Since the initial article was published in March 2014, the “Help 4 Heroes” wristband tale spread internationally on social media sites. Many users liked and shared memes objecting to the school’s decision to prohibit the wristband due to potential offense on the part of Muslims because two men arrested in connection with Rigby’s slaying, Michael Olumide Adebolajo and Michael Oluwatobi Adebowale, cited British involvement in Iraq and Afghanistan as a motivation for their attack on Rigby.
At the time of the Daily Mail‘s coverage of the “Help 4 Heroes” wristband controversy in March 2014, the newspaper contacted Maldon Primary School for information on the incident.
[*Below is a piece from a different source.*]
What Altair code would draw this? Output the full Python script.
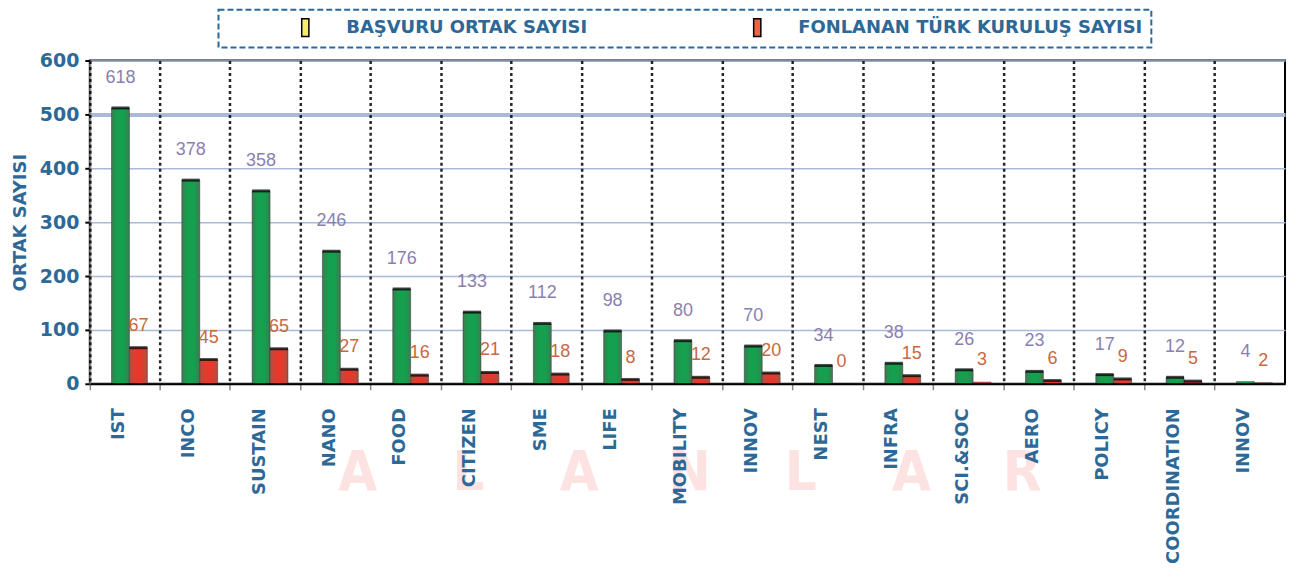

According to Headteacher Tracy Thornton, the wristband was prohibited not because of any potential offense it might cause, but because it violated the school’s dress code:
[Students] are not allowed to wear jewellery, and that includes wristbands, for health and safety reasons because they could get caught.I can’t comment on what one particular teacher said, but for the general perspective of the school, the children are not allowed to wear jewellery except small silver studs and watches, which have to be taken off for PE.
Although the incident occurred in the UK, outrage quickly spread to the U.S. as well. An American Facebook page with a large following shared the item on 1 October 2014, without a link to any news stories, context, or location, leading many readers to believe the incident had occurred in the United States and to accept the claim at face value.
As the Maldon Primary School page illustrated, students in the UK wear uniforms to school more often than do their peers in the United States. The school’s event page features images showing male pupils wearing white polo shirts and blue sweaters. It does not require a large leap of imagination to presume plastic wristbands of any sort, worn for any reason, would violate the school’s strict dress code (as was stated by Thornton in her interview).
The same event page reported three of the school’s eight scheduled annual events honored or involved the country’s armed forces: Remembrance Day, Red, White and Blue Day; and the Centenary Poppy Campaign. As such, it is unlikely animosity towards the UK’s armed forces or fear of offense prompted a teacher to order the child to remove his Help 4 Heroes wristband; the item simply violated the school’s dress code rules.